[libcxx-commits] [PATCH] D102727: Use precise growth rather than amortized growth in std::string::resize/__resize_default_init.

Louis Dionne via Phabricator via libcxx-commits libcxx-commits at lists.llvm.org
Tue Jul 20 12:22:31 PDT 2021


ldionne requested changes to this revision.
ldionne added a comment.
This revision now requires changes to proceed.
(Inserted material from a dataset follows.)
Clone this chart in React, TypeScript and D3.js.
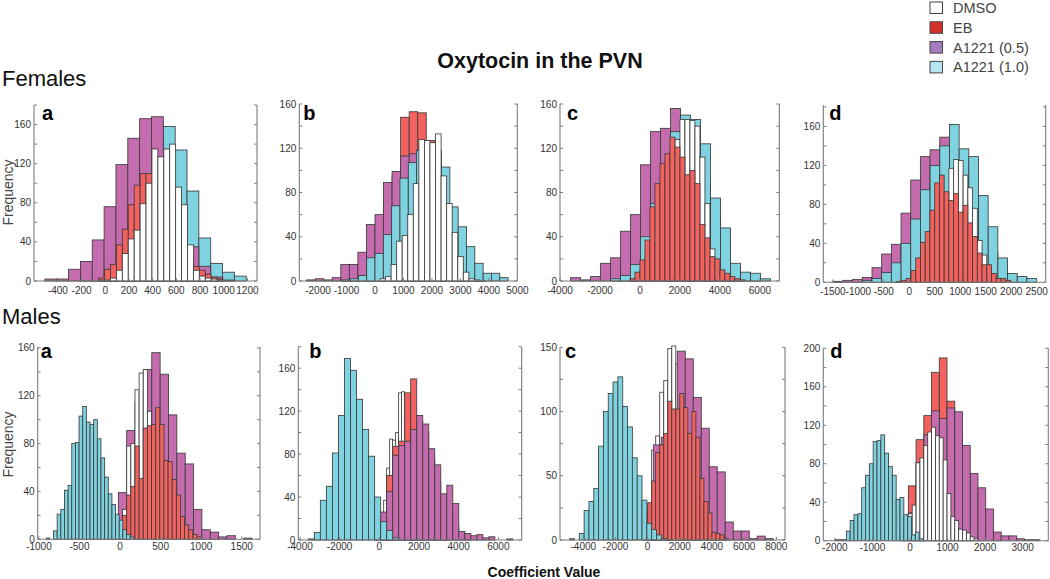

In D102727#2881860 <https://reviews.llvm.org/D102727#2881860>, @mvels wrote:

> The change here LGTM, but I do think the O(SQR) use case is a sharp edge. I think we should shield the 'stable' folks from these sharp edges imho. The libc++ spec states nothing about the 'growth' of resize(), which would make me caution on the side of `DTRT` instead of `does the minimum memory thing`. The latter is more a faang thing. I would imagine that a 'stable' user might be surprised with sudden regressions without maybe being too concerned with (temporary) allocations being +/- 20%.

I don't think this is ABI breaking, per my reply to Arthur. However, I want to address a misconception that seems to exist here: `_LIBCPP_ABI_UNSTABLE` is meant for improvements (in correctness, performance or other) that require breaking the ABI. They are the defaults of "tomorrow", when (if) we move to a newer ABI. `_LIBCPP_ABI_UNSTABLE` is not `_LIBCPP_ENABLE_NOT_QUITE_ASSUMED_DECISIONS`, which seems to be how you suggest using it.

In other words, we should figure out whether we want this change, and if so, then the question becomes how to do it. If it turns out not to be an ABI break, we do it by default. If it is an ABI break, then we hide it behind the macro as it has been done in the current version of this patch.

In D102727#2888692 <https://reviews.llvm.org/D102727#2888692>, @ezbr wrote:

> [...]

Thanks for your replies. I'd like to understand: how did you measure the memory improvements you found? Ideally, it would be nice to have something that we can reproduce on a large open-source code base (e.g. Chrome) so that the experiment can be verified. Is that possible? Otherwise, you have to understand I'm blindly basing the decision on "an internal Google experiment", which while I do trust, is not the best from a due diligence perspective. I'm being very conservative because silently introducing quadratic behavior in user code is pretty close to the scariest thing a maintainer can think about -- very bad but also very difficult to detect.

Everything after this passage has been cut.